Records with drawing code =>

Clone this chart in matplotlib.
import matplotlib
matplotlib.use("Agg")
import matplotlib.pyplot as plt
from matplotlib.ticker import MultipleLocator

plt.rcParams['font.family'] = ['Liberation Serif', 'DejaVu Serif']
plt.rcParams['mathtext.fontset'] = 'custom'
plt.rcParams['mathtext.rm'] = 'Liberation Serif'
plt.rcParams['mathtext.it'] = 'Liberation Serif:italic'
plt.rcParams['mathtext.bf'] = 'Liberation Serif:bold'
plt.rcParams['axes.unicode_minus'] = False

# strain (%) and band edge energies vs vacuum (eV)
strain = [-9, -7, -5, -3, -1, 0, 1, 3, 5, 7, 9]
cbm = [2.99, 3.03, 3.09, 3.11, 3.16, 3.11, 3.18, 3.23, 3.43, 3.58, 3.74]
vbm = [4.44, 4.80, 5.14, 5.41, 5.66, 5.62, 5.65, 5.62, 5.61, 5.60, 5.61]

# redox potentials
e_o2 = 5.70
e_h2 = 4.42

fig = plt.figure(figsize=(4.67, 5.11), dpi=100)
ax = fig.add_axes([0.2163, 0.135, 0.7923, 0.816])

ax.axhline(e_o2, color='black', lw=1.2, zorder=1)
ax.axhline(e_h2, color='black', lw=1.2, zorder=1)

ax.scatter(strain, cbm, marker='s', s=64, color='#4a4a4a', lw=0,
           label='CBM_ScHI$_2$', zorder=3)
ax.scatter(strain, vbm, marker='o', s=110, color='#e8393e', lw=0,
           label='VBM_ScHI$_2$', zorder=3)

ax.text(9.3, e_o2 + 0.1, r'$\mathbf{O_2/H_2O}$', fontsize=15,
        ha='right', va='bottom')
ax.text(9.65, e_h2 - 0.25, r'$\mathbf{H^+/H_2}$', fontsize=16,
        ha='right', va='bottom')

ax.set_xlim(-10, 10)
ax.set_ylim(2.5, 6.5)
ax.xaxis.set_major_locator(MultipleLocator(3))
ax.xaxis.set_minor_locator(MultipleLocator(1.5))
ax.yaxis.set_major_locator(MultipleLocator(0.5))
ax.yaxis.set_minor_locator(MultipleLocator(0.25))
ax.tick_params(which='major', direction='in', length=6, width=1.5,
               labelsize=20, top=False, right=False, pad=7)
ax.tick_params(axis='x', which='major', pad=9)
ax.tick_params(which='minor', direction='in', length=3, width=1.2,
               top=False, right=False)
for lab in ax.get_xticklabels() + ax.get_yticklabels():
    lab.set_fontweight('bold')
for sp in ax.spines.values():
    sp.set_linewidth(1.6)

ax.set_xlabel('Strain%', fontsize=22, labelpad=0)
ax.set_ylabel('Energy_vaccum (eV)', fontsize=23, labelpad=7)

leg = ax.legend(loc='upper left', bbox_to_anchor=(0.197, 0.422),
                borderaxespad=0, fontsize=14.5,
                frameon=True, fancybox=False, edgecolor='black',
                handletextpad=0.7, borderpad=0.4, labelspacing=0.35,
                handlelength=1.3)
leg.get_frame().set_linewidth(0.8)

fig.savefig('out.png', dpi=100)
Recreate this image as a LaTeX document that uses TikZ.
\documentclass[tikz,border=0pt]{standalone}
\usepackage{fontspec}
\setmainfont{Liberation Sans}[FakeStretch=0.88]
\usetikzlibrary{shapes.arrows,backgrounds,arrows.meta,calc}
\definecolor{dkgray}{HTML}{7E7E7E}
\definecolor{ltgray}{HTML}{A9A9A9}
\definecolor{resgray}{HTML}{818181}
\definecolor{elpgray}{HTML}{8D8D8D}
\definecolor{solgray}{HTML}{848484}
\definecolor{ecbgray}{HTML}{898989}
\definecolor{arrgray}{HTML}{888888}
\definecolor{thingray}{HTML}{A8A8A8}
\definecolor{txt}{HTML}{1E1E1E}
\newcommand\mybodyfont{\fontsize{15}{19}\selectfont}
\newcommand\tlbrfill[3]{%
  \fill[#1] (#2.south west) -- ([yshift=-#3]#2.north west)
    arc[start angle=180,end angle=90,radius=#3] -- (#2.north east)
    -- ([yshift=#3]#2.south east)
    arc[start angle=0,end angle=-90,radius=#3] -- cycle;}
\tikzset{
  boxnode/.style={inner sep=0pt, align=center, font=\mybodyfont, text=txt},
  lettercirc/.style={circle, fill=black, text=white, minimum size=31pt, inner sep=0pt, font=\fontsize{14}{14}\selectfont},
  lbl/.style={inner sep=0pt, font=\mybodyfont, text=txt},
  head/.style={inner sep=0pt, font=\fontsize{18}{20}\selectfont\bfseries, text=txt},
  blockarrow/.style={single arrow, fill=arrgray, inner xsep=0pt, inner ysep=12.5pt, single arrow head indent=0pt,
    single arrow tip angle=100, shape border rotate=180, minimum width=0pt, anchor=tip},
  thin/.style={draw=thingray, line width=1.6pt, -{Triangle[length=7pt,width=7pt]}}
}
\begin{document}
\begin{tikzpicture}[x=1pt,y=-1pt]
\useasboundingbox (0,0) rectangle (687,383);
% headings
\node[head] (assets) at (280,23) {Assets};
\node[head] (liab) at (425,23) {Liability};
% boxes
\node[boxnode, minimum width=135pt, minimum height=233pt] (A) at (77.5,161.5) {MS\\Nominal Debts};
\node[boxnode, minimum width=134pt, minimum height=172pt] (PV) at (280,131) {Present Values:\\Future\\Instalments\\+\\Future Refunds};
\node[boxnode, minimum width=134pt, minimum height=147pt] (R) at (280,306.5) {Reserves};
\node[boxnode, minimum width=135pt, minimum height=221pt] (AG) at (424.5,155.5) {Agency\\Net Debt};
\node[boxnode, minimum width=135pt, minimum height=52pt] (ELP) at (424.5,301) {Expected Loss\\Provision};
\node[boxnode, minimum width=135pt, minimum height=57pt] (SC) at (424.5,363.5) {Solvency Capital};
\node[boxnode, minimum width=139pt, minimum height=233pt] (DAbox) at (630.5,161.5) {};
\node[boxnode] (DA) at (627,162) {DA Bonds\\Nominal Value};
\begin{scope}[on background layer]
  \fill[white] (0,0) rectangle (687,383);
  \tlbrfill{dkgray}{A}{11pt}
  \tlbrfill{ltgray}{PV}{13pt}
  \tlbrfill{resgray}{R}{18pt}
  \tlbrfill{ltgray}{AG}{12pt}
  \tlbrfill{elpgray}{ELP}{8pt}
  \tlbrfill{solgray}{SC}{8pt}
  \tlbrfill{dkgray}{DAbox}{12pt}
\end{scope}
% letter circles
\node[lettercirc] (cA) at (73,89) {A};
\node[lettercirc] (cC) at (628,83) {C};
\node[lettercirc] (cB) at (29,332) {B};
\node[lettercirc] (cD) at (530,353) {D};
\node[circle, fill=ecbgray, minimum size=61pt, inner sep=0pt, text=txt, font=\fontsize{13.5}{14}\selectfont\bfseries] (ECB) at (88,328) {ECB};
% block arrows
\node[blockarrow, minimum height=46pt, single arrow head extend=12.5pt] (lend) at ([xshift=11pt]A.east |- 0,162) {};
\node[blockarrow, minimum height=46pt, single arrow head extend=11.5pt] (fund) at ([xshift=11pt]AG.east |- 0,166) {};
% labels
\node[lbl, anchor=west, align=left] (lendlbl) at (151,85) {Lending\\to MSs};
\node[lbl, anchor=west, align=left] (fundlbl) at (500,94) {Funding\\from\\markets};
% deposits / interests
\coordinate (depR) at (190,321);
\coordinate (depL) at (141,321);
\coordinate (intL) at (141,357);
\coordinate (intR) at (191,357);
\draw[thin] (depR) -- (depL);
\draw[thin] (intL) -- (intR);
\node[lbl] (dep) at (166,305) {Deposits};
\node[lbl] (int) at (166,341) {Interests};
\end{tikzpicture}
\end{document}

EXERCISE DETAILS => From the opening line of the data above through the line that contains "ax.axhline(e_h2, color='black', lw=1.2, zorder=1)", please print each line as it stands and only those lines.

IN RESPONSE =>
Clone this chart in matplotlib.
import matplotlib
matplotlib.use("Agg")
import matplotlib.pyplot as plt
from matplotlib.ticker import MultipleLocator

plt.rcParams['font.family'] = ['Liberation Serif', 'DejaVu Serif']
plt.rcParams['mathtext.fontset'] = 'custom'
plt.rcParams['mathtext.rm'] = 'Liberation Serif'
plt.rcParams['mathtext.it'] = 'Liberation Serif:italic'
plt.rcParams['mathtext.bf'] = 'Liberation Serif:bold'
plt.rcParams['axes.unicode_minus'] = False

# strain (%) and band edge energies vs vacuum (eV)
strain = [-9, -7, -5, -3, -1, 0, 1, 3, 5, 7, 9]
cbm = [2.99, 3.03, 3.09, 3.11, 3.16, 3.11, 3.18, 3.23, 3.43, 3.58, 3.74]
vbm = [4.44, 4.80, 5.14, 5.41, 5.66, 5.62, 5.65, 5.62, 5.61, 5.60, 5.61]

# redox potentials
e_o2 = 5.70
e_h2 = 4.42

fig = plt.figure(figsize=(4.67, 5.11), dpi=100)
ax = fig.add_axes([0.2163, 0.135, 0.7923, 0.816])

ax.axhline(e_o2, color='black', lw=1.2, zorder=1)
ax.axhline(e_h2, color='black', lw=1.2, zorder=1)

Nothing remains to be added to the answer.